Ты лучше тихо обернись,
И посмотри: Христос с тобою!
Пример с автобусом, конечно, вроде бы и шуточный, а скажи поди, что не правда!
А всего на свете пуще
Не прожить наверняка
Без чего? Без правды сущей!
Правды, прямо в душу бьющей!
Да была б она погуще!
Как бы ни была горька…
(Александр Твардовский, «Василий Тёркин. «От автора»)
Почему «Василий Тёркин» Александра Трифоновича так любим бывал?

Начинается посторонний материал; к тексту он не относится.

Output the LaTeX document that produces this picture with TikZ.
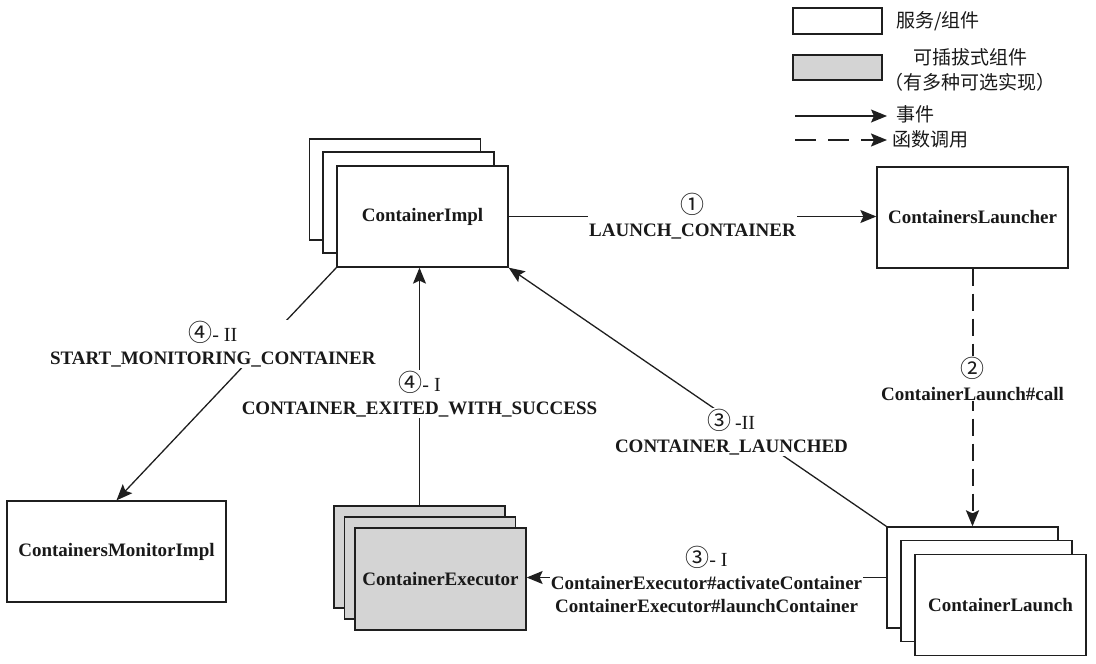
\documentclass[tikz,border=0pt]{standalone}
\usepackage{fontspec}
\setmainfont{Liberation Serif}
\newfontfamily\cjk{Noto Sans CJK SC}
\usetikzlibrary{arrows.meta}
\newcommand\circnum[1]{{\cjk\mdseries\fontsize{24}{23}\selectfont #1}}
\newcommand\rmnum[1]{{\mdseries\fontsize{20}{23}\selectfont #1}}
\begin{document}
\begin{tikzpicture}[x=1pt,y=-1pt,
  box/.style={draw=black!88, line width=1.3pt, fill=white, minimum width=171pt,
    minimum height=101pt, inner sep=0pt, text=black!90,
    font=\fontsize{19}{22}\selectfont\bfseries},
  plug/.style={box, fill=black!17},
  tip/.style={-{Stealth[length=16pt,width=13pt,inset=3pt]}},
  evt/.style={tip, draw=black!88, line width=1.3pt},
  fcall/.style={evt, line width=2pt, dash pattern=on 17pt off 8pt},
  lbl/.style={fill=white, align=center, inner sep=1pt, text=black!90,
    font=\fontsize{19}{23}\selectfont\bfseries},
  legtxt/.style={text=black!90, inner sep=0pt, font=\cjk\fontsize{19}{25}\selectfont}
]
\useasboundingbox (0,0) rectangle (1096,664);

% ---------- legend ----------
\node[box, minimum width=89pt, minimum height=26pt] (legsvc) at (837.5,21) {};
\node[legtxt, anchor=west] (legsvctxt) at (896,21) {服务/组件};
\node[plug, minimum width=89pt, minimum height=25pt] (legplug) at (837.5,67.5) {};
\node[legtxt, align=center] (legplugtxt) at (970,70) {可插拔式组件\\（有多种可选实现）};
\coordinate (evA) at (795,116);
\coordinate (evB) at (887,116);
\draw[evt] (evA) -- (evB);
\node[legtxt, anchor=west] (evtxt) at (896,114) {事件};
\coordinate (fcA) at (795,140);
\coordinate (fcB) at (887,140);
\draw[evt, line width=2pt, dash pattern=on 21pt off 12pt] (fcA) -- (fcB);
\node[legtxt, anchor=west] (fctxt) at (892,139) {函数调用};

% ---------- ContainerImpl stack ----------
\node[box] (ciB) at (395,189.5) {};
\node[box] (ciM) at (408.5,202.5) {};
\node[box] (ci) at (422.5,216.5) {ContainerImpl};

% ---------- ContainersLauncher ----------
\node[box, minimum width=191pt] (cl) at (972.5,217.5) {ContainersLauncher};

% ---------- ContainersMonitorImpl ----------
\node[box, minimum width=219pt] (cmi) at (116.5,551.5) {ContainersMonitorImpl};

% ---------- ContainerExecutor stack ----------
\node[plug, minimum height=102pt] (ceB) at (419.5,557) {};
\node[plug, minimum height=102pt] (ceM) at (430,568) {};
\node[plug, minimum height=102pt] (ce) at (440.5,579) {ContainerExecutor};

% ---------- ContainerLaunch stack ----------
\node[box] (clnB) at (972.5,577.5) {};
\node[box] (clnM) at (986.5,591) {};
\node[box] (cln) at (1000.5,605) {ContainerLaunch};

% ---------- connectors ----------
\draw[evt] (ci.east) -- node[lbl]{\circnum{①}\\LAUNCH\_CONTAINER} (ci.east -| cl.west);

\draw[fcall] (cl.south) -- node[lbl, pos=0.427]{\circnum{②}\\ContainerLaunch\#call} (clnB.north);

\draw[evt] (clnB.north west) -- node[lbl, pos=0.41, yshift=-12pt]{\circnum{③}\,\rmnum{-II}\\CONTAINER\_LAUNCHED} (ci.south east);

\draw[evt] (clnB.west) -- node[lbl, pos=0.5, yshift=-2pt]{\circnum{③}\rmnum{- I}\\ContainerExecutor\#activateContainer\\ContainerExecutor\#launchContainer} (clnB.west -| ce.east);

\draw[evt] (ceB.north) -- node[lbl, pos=0.469]{\circnum{④}\rmnum{- I}\\CONTAINER\_EXITED\_WITH\_SUCCESS} (ceB.north |- ci.south);

\draw[evt] (ci.south west) -- node[lbl, pos=0.33, xshift=-51pt]{\circnum{④}\rmnum{- II}\\START\_MONITORING\_CONTAINER} (cmi.north);
\end{tikzpicture}
\end{document}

Потому что даже самая что ни на есть горькая правда с доброй шуткой-прибауткой не жжёт, а греет:
Зги не видно, тьма вокруг,
И бойцу взгрустнётся,
Только что-то вспомнит вдруг,
Вспомнит, усмехнётся!
И как будто сон пропал,
Смех прогнал зевоту.
– Хорошо, что он попал,
Тёркин, в нашу роту!
(Александр Твардовский, «Василий Тёркин. «На привале»)

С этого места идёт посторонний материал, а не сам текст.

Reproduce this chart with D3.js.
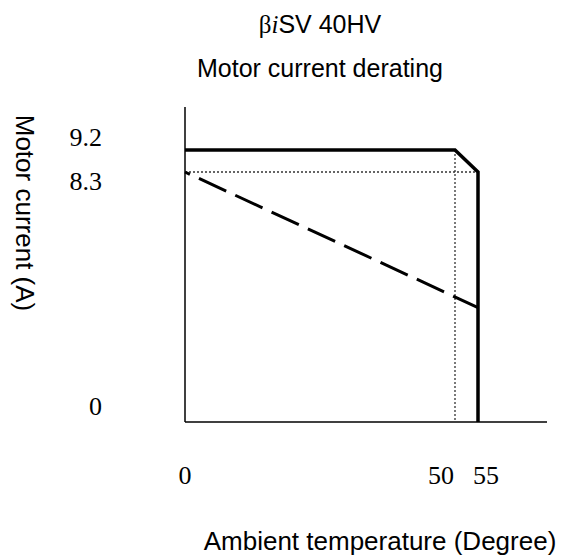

И, если уж говорить о наставничестве, то нигде, пожалуй, не всплывает с такой жуткой силой эта тема так, как в «духовной жизни». Вот уж где человек остаётся одни на один с собой! «Друзи мои и искренние мои прямо мне приближишася и сташа, и ближние мои далече от меня сташа, и нуждахуся ищущие душу мою и ищущие злая мне…» (Псалом 37:12) Вот уж где «болезни, яко раждающия» (Псалом 47:7). Вот уж нигде люди так не мечутся в поисках «наставника», и некоторые, увы, находят. Именно «увы», потому как вместо Веры человеку так и норовят подсунуть религию, вместо жажды знаний («блаженны нищие духом»), вместо «И изведе мя на широту…» (Псалом 17:20) заключить в темницу снобизма. Но, если удастся прорваться через этот жуткий заслон, то воистину впереди – истинная Свобода! И вдруг понимаешь, что ты, в принципе, уже успел в этой жизни всё сделать.

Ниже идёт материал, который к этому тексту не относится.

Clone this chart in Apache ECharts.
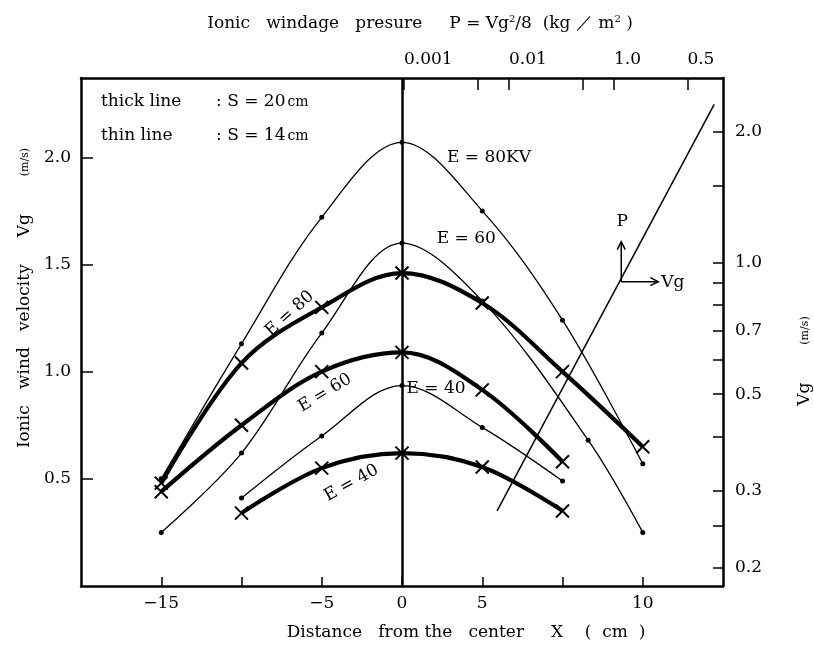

Ну, что-ж, я всё своё отстроил,
Свои деревья посадил,
Что есть добро, что зло – усвоил,
Отца и мать похоронил.
А суету потерпим малость,
Свою болезнь и свой каприз.
Устроит Бог, а мне осталось
Рвать за собой, что тянет вниз!
И можно уже, не закрывая темы, написать к своей собственной книге такой эпилог:
«Я посвящаю эту книгу моим родным, друзьям, близким знакомым. Но в первую очередь, конечно, своим сыновьям, на глазах которых я рождался духовно, с которыми вместе рос и учился всему, что умею. Стихи создавались трудно и долго, как, впрочем, и всё остальное, что я делал в этой жизни. Я прошёл этот путь, и вы пройдёте! Только глядя на мои шаги вам будет легче. Не бойтесь одиночества, оно мнимо! Это не одиночество, а личное стояние перед Творцом. Я желаю вам не удачи, а желаю быть с Богом. Всё остальное я сказал в своих стихах. И ещё: если хотите вернуть детство, то оно - в Царстве Небесном!»